New model farm at Medina teaches FFA students agriculture and life skills
Medina Central School
MEDINA – The FFA is drawing all sorts of Medina students who are interested in agricultural science. The FFA was formerly known as the Future Farmers of America and even though a large number of the 120 students enrolled in the program did not grow up on a farm, they are interested in farming, livestock and food.
Medina High School Agriculture Education teacher Todd Eick has been in charge of the school’s FFA for the past four years.
“Thanks to a Monsanto grant for $25,000 it allowed us to build a miniature working farm, purchase a hydroponics unit, and will allow us the opportunity to install a couple community gardens,” Eick said. “We have also had a number of generous donations of livestock and machinery which has allowed the students to learn all sorts of aspects of farming. A former student has invented a seed starting machine that we have incorporated into the program. We are testing it out for him and giving him feedback. That has been pretty neat for the students and great for him since this is the age group of the farmer who will be using this in agriculture.”
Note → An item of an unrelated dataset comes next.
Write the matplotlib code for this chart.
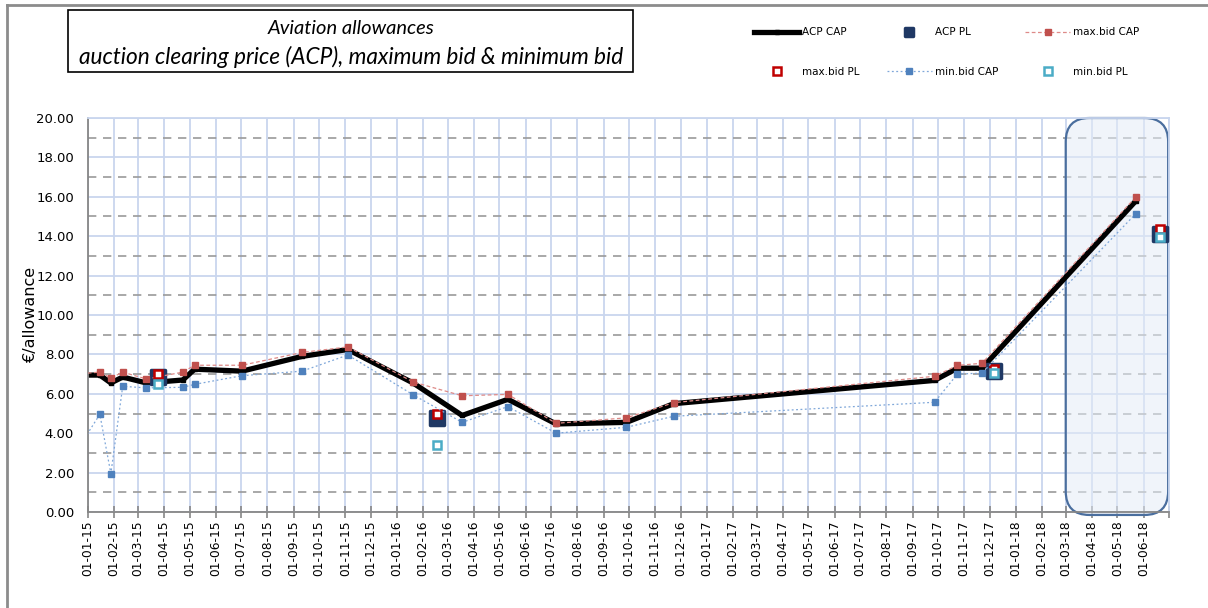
import matplotlib
matplotlib.use('Agg')
import matplotlib.pyplot as plt
import matplotlib.dates as mdates
import matplotlib.ticker as mticker
from matplotlib.patches import FancyBboxPatch, Rectangle
from matplotlib.lines import Line2D
from matplotlib.markers import MarkerStyle
import numpy as np

# CAP auctions (first one lies just before the visible range)
cap_dates = ['2014-12-17', '2015-01-15', '2015-01-28', '2015-02-11', '2015-03-11',
             '2015-04-23', '2015-05-07', '2015-07-02', '2015-09-11', '2015-11-04',
             '2016-01-20', '2016-03-18', '2016-05-11', '2016-07-07', '2016-09-28',
             '2016-11-23', '2017-09-27', '2017-10-24', '2017-11-22', '2018-05-23']
acp_cap = [6.95, 6.95, 6.55, 6.85, 6.55, 6.70, 7.25, 7.15, 7.90, 8.25,
           6.55, 4.90, 5.72, 4.47, 4.55, 5.50, 6.68, 7.30, 7.30, 15.80]
maxbid_cap = [7.00, 7.10, 6.80, 7.10, 6.75, 7.10, 7.45, 7.45, 8.10, 8.38,
              6.60, 5.90, 5.97, 4.50, 4.78, 5.55, 6.89, 7.44, 7.55, 16.00]
minbid_cap = [3.00, 4.96, 1.95, 6.38, 6.30, 6.33, 6.48, 6.92, 7.15, 7.97,
              5.95, 4.55, 5.35, 4.00, 4.30, 4.86, 5.57, 7.00, 7.05, 15.15]

# PL auctions
pl_dates = ['2015-03-25', '2016-02-17', '2017-12-06', '2018-06-20']
acp_pl = [6.85, 4.75, 7.15, 14.10]
maxbid_pl = [7.00, 4.95, 7.25, 14.35]
minbid_pl = [6.50, 3.40, 7.05, 13.95]

cap_x = np.array(cap_dates, dtype='datetime64[D]')
pl_x = np.array(pl_dates, dtype='datetime64[D]')

W, H = 1208, 608
fig = plt.figure(figsize=(W / 100, H / 100), dpi=100)
ax = fig.add_axes([88 / W, 96 / H, 1081 / W, 394 / H])

grid_c = '#C9D6EE'
ax.set_axisbelow(True)
ax.grid(which='major', axis='both', color=grid_c, lw=1.3)
ax.grid(which='minor', axis='y', color='#9A9A9A', ls=(0, (5, 4)), lw=1.2)

# highlighted period
hx0 = mdates.date2num(np.datetime64('2018-03-01'))
hx1 = mdates.date2num(np.datetime64('2018-06-30'))
for kw in (dict(fc='#E4ECF7', alpha=0.55, ec='none', zorder=1),
           dict(fc='none', ec='#4A6E9E', lw=1.6, zorder=1.5)):
    ax.add_patch(FancyBboxPatch((hx0, -0.15), hx1 - hx0, 20.15,
                                boxstyle='round,pad=0,rounding_size=28',
                                mutation_aspect=0.043, clip_on=False, **kw))

rsq = MarkerStyle('s', joinstyle='round')
l_acp, = ax.plot(cap_x, acp_cap, color='black', lw=3.8, marker='s', ms=3,
                 solid_joinstyle='round', label='ACP CAP', zorder=2)
l_acppl, = ax.plot(pl_x, acp_pl, ls='none', marker=rsq, ms=9.5, mew=2.5,
                   mfc='#1F3864', mec='#1F3864', label='ACP PL', zorder=3)
l_max, = ax.plot(cap_x, maxbid_cap, color='#DE8A88', lw=0.9, ls=(0, (3, 2)),
                 marker='s', ms=4.8, mfc='#C0504D', mec='#C0504D',
                 label='max.bid CAP', zorder=4)
l_maxpl, = ax.plot(pl_x, maxbid_pl, ls='none', marker='s', ms=5.8, mew=1.8,
                   mfc='white', mec='#C00000', label='max.bid PL', zorder=5)
l_min, = ax.plot(cap_x, minbid_cap, color='#7FA7D9', lw=0.9, ls=(0, (1.5, 2)),
                 marker='s', ms=4.8, mfc='#4F81BD', mec='#4F81BD',
                 label='min.bid CAP', zorder=6)
l_minpl, = ax.plot(pl_x, minbid_pl, ls='none', marker='s', ms=6.2, mew=1.8,
                   mfc='white', mec='#4BACC6', label='min.bid PL', zorder=7)

ax.set_xlim(np.datetime64('2015-01-01'), np.datetime64('2018-07-01'))
ax.set_ylim(0, 20)
ax.yaxis.set_major_locator(mticker.MultipleLocator(2))
ax.yaxis.set_minor_locator(mticker.FixedLocator(np.arange(1, 20, 2)))
ax.yaxis.set_major_formatter(mticker.FormatStrFormatter('%.2f'))
ax.xaxis.set_major_locator(mdates.MonthLocator())


def fmt_date(v, pos):
    d = mdates.num2date(v)
    if d.year == 2018 and d.month == 7:
        return ''
    return d.strftime('%d-%m-%y')


ax.xaxis.set_major_formatter(mticker.FuncFormatter(fmt_date))
ax.tick_params(axis='x', which='major', direction='inout', length=8,
               color='#868686', width=1.2, labelsize=8.8, labelrotation=90, pad=2)
ax.tick_params(axis='y', which='both', length=0, labelsize=9.5, pad=10)
for s in ['left', 'bottom']:
    ax.spines[s].set_color('#868686')
    ax.spines[s].set_linewidth(1.3)
for s in ['top', 'right']:
    ax.spines[s].set_color(grid_c)
    ax.spines[s].set_linewidth(1.3)
ax.set_ylabel('€/allowance', fontsize=11.5, labelpad=-1)

# legend, filled column by column
handles = [l_acp, l_maxpl, l_acppl, l_min, l_max, l_minpl]
leg = fig.legend(handles=handles, labels=[h.get_label() for h in handles],
                 ncol=3, frameon=False, fontsize=7.5, handlelength=4.3,
                 handletextpad=0.3, columnspacing=2.6, labelspacing=2.8,
                 loc='upper left', bbox_to_anchor=(745 / W, 1 - 18 / H))
leg.legend_handles[2].set_markersize(6)

# title box
fig.add_artist(Rectangle((68 / W, 1 - 72 / H), 565 / W, 62 / H,
                         transform=fig.transFigure, fill=False,
                         ec='black', lw=1.2))
fig.text(351 / W, 1 - 29 / H, 'Aviation allowances', ha='center', va='center',
         fontsize=14.5, style='italic', family='Lato')
fig.text(351 / W, 1 - 57 / H,
         'auction clearing price (ACP), maximum bid & minimum bid',
         ha='center', va='center', fontsize=16.3, style='italic', family='Lato')

# outer chart-area border (top and left)
fig.add_artist(Line2D([7 / W, 1], [1 - 5 / H, 1 - 5 / H],
                      transform=fig.transFigure, color='#8C8C8C', lw=2))
fig.add_artist(Line2D([7 / W, 7 / W], [0, 1 - 5 / H],
                      transform=fig.transFigure, color='#8C8C8C', lw=2))

fig.savefig('out.png', dpi=100)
The farm consists of a barn, a pasture, a rabbitry and there are hopes, thanks to the annual citrus sale fundraiser and other fundraisers, of adding chicken coops and a small medical center within the barn.
“The model farm doesn’t cost the district a cent,” Eick said. “Our intent is that it won’t and we will run this all with grants, donations and fundraising.”
The livestock consists of a calf, a goat, two sheep, two llamas and 21 Black Copper Maran chickens that are year-round residents at the farm.
Eick, his family and volunteers take care of them when school is closed and the students divide up chores during the school year.
“They are responsible for the animals, everything from feeding them, giving them their vaccinations and repairing their habitat,” Eick said. “We were recently gifted with the Black Copper Marans. They were donated earlier than expected, so the students also had to figure out how to house them and feed them. It was a great learning experience for them.”
The chickens are gourmet birds that produce chocolate brown eggs which are highly prized by chefs, so the students have been learning about breeding and selling the eggs and the chickens.
Eick says he does a survey at the beginning of the school year and asks the students what they want to focus on.
“We have a very heavy veterinarian science curriculum,” he said. “Obviously it is very hands-on with the students literally getting their hands dirty with the soil, building and animals. What is nice is that the curriculum, although relatively set, is student driven, not state driven. The students love it here and have really stepped up to the plate to get the farm in shape.”
Freshman Jack Hill says the organization is a lot of fun. “One of the reasons I like coming here is you are not just sitting at a desk. You are going outside and you are doing all sorts of cool projects.”
Charlie Ricci has been with the FFA since the 6th grade. “Everything here is agriculture based and I love that it is hands-on and not a lot of text. I am looking forward to using the hydroponics in our greenhouse to grow feed for the animals.”
When it comes to mechanics, Mr. Eick encourages the students to take either the Diesel/Agricultural Mechanics or Welding programs at Orleans/Niagara BOCES to give them other skills that will benefit them if they decide to own or work on a farm.
“Obviously I can’t teach everything, so this is a good way for them to enhance their education and save money doing their own repairs,” he said.
Many people think that the FFA is about tractors and cows, Eick said, but the Medina programfocuses on the science of agriculture and growing crops to either feed people or livestock.
“Because we are really interactive I think it is more valuable to students and they see why it is important to keep the barn clean and how to handle animals correctly,” he said. “We are fortunate to have it all right here for them,” as he points to the picturesque farm across the school parking lot.
“Even though it is small scale, it is good learning environment for them,” Eick said. “They have to think about where are the animals going to sleep, how are we going to feed them, where do you get the money to make repairs or add to the farm. It is teaching them to be self-sufficient and creative. These are skills that will translate into whatever career they decide upon.”